# DESCRIPTION OF THE TASK
Whenever a line contains the string "this", copy it out of the entries.

# SOURCE MATERIAL
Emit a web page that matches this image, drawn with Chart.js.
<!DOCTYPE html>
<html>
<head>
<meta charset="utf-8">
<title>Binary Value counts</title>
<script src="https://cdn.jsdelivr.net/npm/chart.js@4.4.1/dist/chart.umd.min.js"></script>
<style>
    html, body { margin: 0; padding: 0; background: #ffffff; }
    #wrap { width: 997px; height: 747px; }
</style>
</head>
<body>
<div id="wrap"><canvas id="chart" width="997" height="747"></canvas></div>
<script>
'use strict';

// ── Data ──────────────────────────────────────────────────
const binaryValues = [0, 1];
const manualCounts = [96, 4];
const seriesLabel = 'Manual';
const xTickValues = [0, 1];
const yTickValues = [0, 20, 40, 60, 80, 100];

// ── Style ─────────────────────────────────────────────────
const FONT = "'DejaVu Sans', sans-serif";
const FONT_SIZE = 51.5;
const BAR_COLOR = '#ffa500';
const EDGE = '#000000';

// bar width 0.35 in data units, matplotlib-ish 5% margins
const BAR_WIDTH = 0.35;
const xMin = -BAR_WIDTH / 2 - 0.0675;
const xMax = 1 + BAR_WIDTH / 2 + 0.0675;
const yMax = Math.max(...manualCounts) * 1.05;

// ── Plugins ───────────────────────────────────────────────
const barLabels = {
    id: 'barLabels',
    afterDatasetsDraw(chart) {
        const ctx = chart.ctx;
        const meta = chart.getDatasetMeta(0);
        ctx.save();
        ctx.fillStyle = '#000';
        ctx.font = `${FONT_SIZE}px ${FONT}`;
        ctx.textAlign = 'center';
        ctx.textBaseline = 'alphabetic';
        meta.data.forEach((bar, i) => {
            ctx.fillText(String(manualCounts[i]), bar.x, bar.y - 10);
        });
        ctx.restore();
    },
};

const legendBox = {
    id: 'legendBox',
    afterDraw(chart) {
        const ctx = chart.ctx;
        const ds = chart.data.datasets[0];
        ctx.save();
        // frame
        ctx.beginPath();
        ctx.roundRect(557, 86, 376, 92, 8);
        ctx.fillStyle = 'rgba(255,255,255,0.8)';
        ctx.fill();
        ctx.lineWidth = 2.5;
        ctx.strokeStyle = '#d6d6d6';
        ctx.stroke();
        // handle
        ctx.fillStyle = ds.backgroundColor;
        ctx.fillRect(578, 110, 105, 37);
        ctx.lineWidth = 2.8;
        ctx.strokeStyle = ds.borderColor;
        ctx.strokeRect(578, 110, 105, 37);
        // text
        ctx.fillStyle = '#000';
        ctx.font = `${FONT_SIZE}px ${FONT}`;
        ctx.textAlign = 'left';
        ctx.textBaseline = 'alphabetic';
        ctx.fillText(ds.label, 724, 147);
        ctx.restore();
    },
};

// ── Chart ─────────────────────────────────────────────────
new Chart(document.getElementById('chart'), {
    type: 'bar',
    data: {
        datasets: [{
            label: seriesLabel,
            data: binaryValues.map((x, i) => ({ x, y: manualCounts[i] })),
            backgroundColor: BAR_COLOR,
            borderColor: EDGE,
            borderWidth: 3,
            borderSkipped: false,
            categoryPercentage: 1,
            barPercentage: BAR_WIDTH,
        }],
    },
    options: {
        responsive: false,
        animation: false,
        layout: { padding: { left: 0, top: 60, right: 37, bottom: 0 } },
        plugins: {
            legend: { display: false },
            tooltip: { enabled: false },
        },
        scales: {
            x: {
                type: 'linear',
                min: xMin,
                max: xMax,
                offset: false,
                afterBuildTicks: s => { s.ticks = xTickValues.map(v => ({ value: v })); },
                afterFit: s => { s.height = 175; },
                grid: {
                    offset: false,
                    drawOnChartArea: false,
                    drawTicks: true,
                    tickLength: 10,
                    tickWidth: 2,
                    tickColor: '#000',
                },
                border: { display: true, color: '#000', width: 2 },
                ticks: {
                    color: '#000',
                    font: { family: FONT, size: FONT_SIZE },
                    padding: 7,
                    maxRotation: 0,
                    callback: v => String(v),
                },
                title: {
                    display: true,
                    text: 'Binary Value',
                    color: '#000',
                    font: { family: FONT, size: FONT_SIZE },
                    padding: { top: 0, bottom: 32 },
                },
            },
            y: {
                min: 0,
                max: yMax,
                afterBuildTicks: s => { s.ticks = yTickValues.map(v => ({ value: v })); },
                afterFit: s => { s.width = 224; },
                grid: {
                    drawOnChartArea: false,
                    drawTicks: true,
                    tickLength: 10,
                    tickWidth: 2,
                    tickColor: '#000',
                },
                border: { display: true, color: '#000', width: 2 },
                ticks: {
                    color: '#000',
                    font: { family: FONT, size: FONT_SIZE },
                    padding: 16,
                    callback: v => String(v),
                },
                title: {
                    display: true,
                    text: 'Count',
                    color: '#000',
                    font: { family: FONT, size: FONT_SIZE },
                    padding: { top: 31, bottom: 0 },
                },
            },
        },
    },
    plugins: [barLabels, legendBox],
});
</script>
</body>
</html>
==
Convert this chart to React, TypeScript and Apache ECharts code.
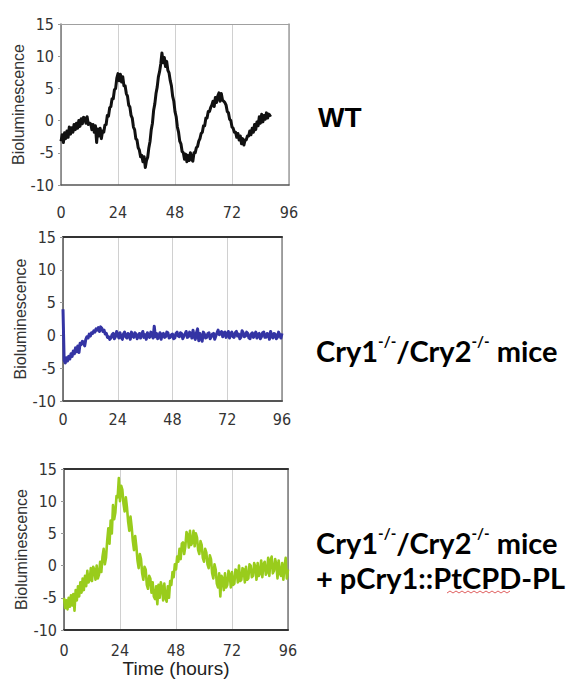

# SOLUTION
Emit a web page that matches this image, drawn with Chart.js.
Convert this chart to React, TypeScript and Apache ECharts code.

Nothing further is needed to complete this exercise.